Dataset entries

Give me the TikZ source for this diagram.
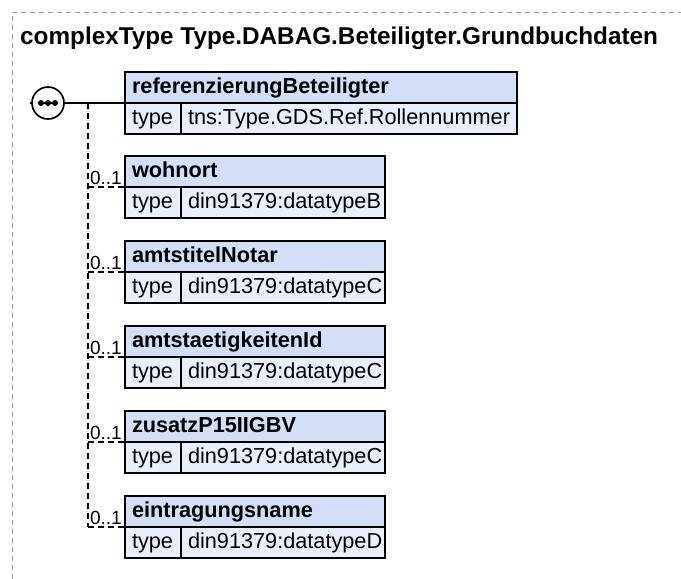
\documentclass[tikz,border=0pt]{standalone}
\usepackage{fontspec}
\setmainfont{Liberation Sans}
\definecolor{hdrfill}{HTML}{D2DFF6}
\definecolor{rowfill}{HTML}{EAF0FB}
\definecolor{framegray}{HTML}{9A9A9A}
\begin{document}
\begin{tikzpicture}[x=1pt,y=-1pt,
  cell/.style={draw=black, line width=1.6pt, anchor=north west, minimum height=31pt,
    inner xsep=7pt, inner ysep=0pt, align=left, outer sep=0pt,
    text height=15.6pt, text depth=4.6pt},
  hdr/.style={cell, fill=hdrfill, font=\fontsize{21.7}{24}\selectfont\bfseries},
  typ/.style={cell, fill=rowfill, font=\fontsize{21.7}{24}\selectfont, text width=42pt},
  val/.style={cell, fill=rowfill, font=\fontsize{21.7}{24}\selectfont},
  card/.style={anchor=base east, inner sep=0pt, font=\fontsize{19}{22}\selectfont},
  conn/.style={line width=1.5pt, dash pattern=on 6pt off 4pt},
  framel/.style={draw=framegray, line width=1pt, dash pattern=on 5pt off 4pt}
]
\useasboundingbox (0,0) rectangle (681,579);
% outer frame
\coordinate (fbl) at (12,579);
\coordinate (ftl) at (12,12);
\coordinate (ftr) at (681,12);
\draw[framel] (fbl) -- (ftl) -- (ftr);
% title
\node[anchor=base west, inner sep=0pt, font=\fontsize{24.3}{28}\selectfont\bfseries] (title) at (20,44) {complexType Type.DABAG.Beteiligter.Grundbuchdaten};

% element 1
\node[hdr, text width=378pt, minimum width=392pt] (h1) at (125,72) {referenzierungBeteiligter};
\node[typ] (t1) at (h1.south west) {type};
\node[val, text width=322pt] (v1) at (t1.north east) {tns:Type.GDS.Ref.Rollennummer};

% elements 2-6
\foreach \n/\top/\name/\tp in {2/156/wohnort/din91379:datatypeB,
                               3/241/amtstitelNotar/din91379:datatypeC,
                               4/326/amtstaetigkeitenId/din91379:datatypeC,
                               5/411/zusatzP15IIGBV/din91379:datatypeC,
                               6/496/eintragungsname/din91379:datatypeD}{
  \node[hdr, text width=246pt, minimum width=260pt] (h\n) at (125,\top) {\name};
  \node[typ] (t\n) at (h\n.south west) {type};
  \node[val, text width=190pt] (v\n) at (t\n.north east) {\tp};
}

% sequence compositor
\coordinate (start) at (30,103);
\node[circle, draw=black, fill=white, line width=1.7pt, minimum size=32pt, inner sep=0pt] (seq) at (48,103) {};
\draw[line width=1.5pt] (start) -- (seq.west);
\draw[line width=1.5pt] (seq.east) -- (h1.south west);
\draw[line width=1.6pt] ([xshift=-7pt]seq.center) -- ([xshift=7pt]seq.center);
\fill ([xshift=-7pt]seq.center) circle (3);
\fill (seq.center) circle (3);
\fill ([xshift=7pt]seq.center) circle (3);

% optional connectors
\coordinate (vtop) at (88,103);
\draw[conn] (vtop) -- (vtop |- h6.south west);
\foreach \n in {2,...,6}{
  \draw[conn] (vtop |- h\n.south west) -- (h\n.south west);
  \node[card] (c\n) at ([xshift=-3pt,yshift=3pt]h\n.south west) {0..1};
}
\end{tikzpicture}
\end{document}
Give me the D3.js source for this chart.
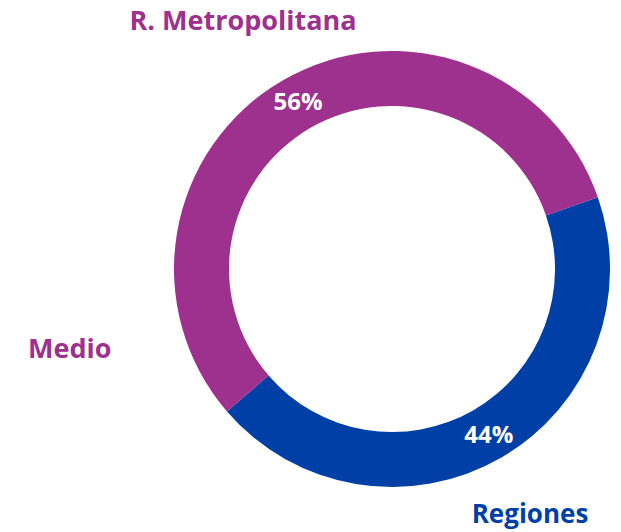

Short task
Return all of the entries word for word, but omit the pictures.

Task solution
Give me the TikZ source for this diagram.
\documentclass[tikz,border=0pt]{standalone}
\usepackage{fontspec}
\setmainfont{Liberation Sans}
\definecolor{hdrfill}{HTML}{D2DFF6}
\definecolor{rowfill}{HTML}{EAF0FB}
\definecolor{framegray}{HTML}{9A9A9A}
\begin{document}
\begin{tikzpicture}[x=1pt,y=-1pt,
  cell/.style={draw=black, line width=1.6pt, anchor=north west, minimum height=31pt,
    inner xsep=7pt, inner ysep=0pt, align=left, outer sep=0pt,
    text height=15.6pt, text depth=4.6pt},
  hdr/.style={cell, fill=hdrfill, font=\fontsize{21.7}{24}\selectfont\bfseries},
  typ/.style={cell, fill=rowfill, font=\fontsize{21.7}{24}\selectfont, text width=42pt},
  val/.style={cell, fill=rowfill, font=\fontsize{21.7}{24}\selectfont},
  card/.style={anchor=base east, inner sep=0pt, font=\fontsize{19}{22}\selectfont},
  conn/.style={line width=1.5pt, dash pattern=on 6pt off 4pt},
  framel/.style={draw=framegray, line width=1pt, dash pattern=on 5pt off 4pt}
]
\useasboundingbox (0,0) rectangle (681,579);
% outer frame
\coordinate (fbl) at (12,579);
\coordinate (ftl) at (12,12);
\coordinate (ftr) at (681,12);
\draw[framel] (fbl) -- (ftl) -- (ftr);
% title
\node[anchor=base west, inner sep=0pt, font=\fontsize{24.3}{28}\selectfont\bfseries] (title) at (20,44) {complexType Type.DABAG.Beteiligter.Grundbuchdaten};

% element 1
\node[hdr, text width=378pt, minimum width=392pt] (h1) at (125,72) {referenzierungBeteiligter};
\node[typ] (t1) at (h1.south west) {type};
\node[val, text width=322pt] (v1) at (t1.north east) {tns:Type.GDS.Ref.Rollennummer};

% elements 2-6
\foreach \n/\top/\name/\tp in {2/156/wohnort/din91379:datatypeB,
                               3/241/amtstitelNotar/din91379:datatypeC,
                               4/326/amtstaetigkeitenId/din91379:datatypeC,
                               5/411/zusatzP15IIGBV/din91379:datatypeC,
                               6/496/eintragungsname/din91379:datatypeD}{
  \node[hdr, text width=246pt, minimum width=260pt] (h\n) at (125,\top) {\name};
  \node[typ] (t\n) at (h\n.south west) {type};
  \node[val, text width=190pt] (v\n) at (t\n.north east) {\tp};
}

% sequence compositor
\coordinate (start) at (30,103);
\node[circle, draw=black, fill=white, line width=1.7pt, minimum size=32pt, inner sep=0pt] (seq) at (48,103) {};
\draw[line width=1.5pt] (start) -- (seq.west);
\draw[line width=1.5pt] (seq.east) -- (h1.south west);
\draw[line width=1.6pt] ([xshift=-7pt]seq.center) -- ([xshift=7pt]seq.center);
\fill ([xshift=-7pt]seq.center) circle (3);
\fill (seq.center) circle (3);
\fill ([xshift=7pt]seq.center) circle (3);

% optional connectors
\coordinate (vtop) at (88,103);
\draw[conn] (vtop) -- (vtop |- h6.south west);
\foreach \n in {2,...,6}{
  \draw[conn] (vtop |- h\n.south west) -- (h\n.south west);
  \node[card] (c\n) at ([xshift=-3pt,yshift=3pt]h\n.south west) {0..1};
}
\end{tikzpicture}
\end{document}
Give me the D3.js source for this chart.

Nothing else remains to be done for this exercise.